## Work required
Extract, in full, the lines below, beginning at the first and ending with the line that contains "from matplotlib.lines import Line2D". Pictures do not belong in the copy.

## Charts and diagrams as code
⟨
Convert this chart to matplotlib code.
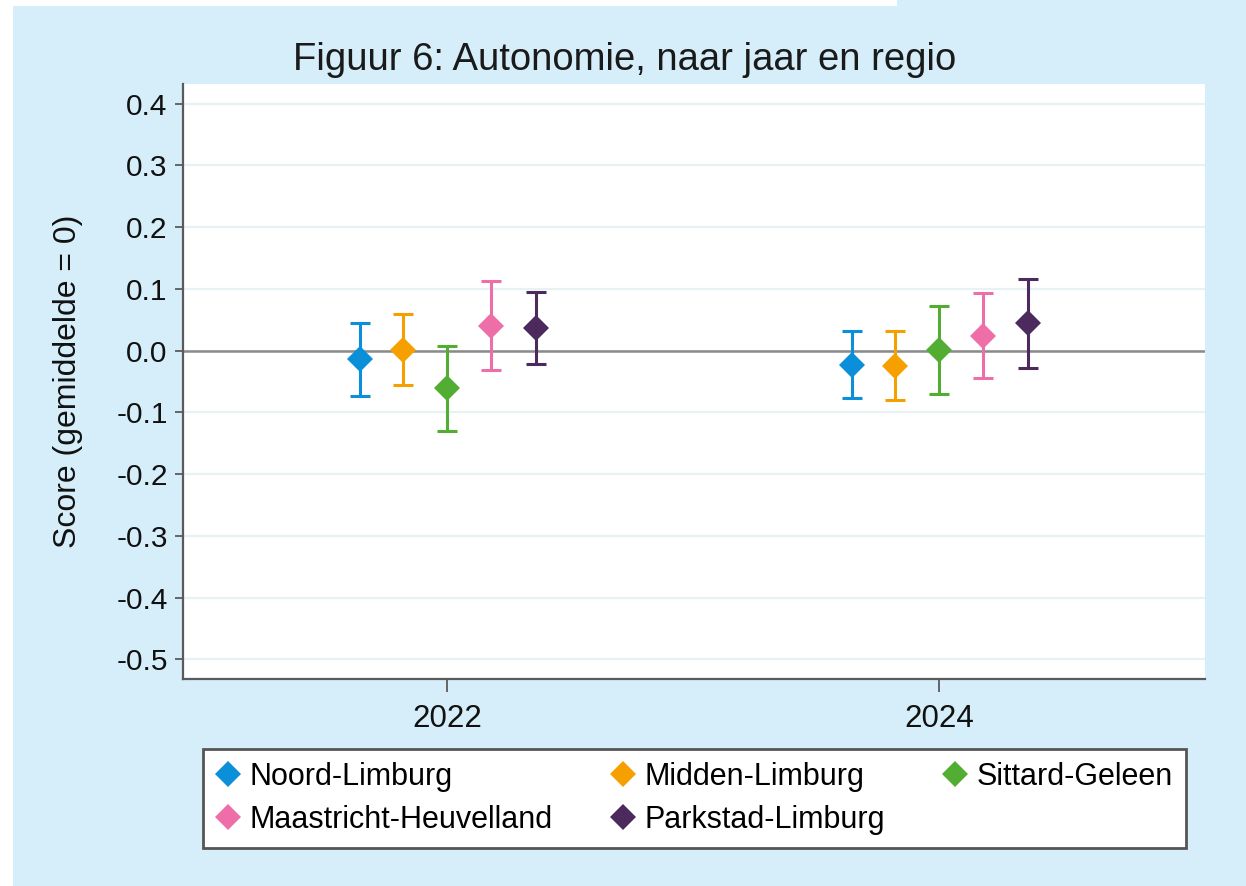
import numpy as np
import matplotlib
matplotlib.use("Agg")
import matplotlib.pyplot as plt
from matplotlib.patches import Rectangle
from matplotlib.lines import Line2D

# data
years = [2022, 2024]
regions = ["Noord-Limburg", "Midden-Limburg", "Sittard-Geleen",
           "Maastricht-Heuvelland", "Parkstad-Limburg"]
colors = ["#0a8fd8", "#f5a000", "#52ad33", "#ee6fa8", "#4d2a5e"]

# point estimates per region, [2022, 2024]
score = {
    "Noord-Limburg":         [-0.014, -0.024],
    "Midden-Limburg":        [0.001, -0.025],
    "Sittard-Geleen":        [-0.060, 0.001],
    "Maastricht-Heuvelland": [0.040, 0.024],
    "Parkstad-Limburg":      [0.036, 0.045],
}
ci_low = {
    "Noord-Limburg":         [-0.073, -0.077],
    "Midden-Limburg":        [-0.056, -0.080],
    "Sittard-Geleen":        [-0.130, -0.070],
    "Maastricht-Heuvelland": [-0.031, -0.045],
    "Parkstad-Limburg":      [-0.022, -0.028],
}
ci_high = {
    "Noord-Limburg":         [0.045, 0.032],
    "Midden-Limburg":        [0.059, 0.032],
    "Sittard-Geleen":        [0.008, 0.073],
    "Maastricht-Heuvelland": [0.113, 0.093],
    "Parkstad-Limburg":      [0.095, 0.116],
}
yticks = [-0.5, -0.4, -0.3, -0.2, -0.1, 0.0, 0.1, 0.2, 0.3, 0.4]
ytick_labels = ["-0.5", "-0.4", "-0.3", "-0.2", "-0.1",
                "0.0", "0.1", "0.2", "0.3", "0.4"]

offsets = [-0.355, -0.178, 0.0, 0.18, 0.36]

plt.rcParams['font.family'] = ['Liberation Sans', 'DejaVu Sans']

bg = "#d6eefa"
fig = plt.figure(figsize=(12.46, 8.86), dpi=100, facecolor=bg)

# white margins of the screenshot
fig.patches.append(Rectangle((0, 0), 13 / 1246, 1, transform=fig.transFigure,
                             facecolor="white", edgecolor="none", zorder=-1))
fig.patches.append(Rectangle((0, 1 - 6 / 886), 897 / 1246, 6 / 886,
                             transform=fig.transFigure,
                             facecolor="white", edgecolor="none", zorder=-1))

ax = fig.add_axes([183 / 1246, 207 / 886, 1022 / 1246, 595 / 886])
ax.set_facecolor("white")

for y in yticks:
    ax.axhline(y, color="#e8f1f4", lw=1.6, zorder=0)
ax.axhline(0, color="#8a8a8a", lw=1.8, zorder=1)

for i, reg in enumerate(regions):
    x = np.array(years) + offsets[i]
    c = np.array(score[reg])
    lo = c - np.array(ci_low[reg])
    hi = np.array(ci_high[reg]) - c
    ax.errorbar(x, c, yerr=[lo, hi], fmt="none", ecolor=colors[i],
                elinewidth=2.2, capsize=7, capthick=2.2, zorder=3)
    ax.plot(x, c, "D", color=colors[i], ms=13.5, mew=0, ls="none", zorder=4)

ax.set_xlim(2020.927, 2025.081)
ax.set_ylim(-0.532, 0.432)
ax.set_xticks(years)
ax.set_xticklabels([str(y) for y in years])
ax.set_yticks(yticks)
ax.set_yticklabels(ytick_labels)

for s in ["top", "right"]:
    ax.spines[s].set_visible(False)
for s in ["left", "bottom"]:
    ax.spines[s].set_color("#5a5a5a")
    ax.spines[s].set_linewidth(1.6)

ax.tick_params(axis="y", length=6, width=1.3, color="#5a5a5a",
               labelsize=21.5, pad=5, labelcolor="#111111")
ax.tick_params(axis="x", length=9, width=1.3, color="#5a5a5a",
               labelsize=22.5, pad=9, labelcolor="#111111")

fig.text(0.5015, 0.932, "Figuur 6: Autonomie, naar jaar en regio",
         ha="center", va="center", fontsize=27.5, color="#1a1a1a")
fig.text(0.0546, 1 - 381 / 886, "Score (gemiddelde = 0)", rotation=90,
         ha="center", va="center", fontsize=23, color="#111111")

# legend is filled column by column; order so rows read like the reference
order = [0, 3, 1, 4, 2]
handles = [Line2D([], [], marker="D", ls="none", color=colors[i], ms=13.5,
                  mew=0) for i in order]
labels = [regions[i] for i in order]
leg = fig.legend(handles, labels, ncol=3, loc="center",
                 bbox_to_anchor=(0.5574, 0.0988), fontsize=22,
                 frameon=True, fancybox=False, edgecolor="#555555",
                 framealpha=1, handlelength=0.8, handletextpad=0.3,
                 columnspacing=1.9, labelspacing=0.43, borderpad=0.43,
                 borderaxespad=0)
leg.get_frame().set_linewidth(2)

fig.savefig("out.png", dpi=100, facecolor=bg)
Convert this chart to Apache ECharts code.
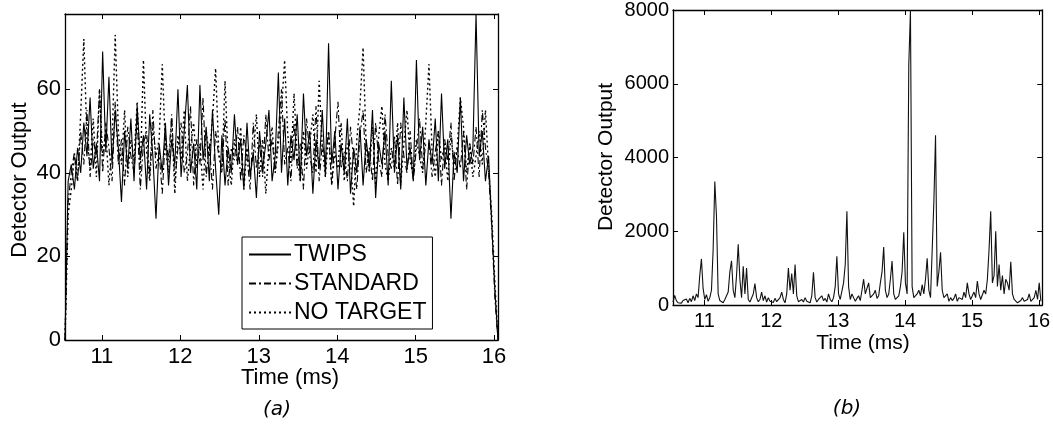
⟩
## Exercise output
Convert this chart to matplotlib code.
import numpy as np
import matplotlib
matplotlib.use("Agg")
import matplotlib.pyplot as plt
from matplotlib.patches import Rectangle
from matplotlib.lines import Line2D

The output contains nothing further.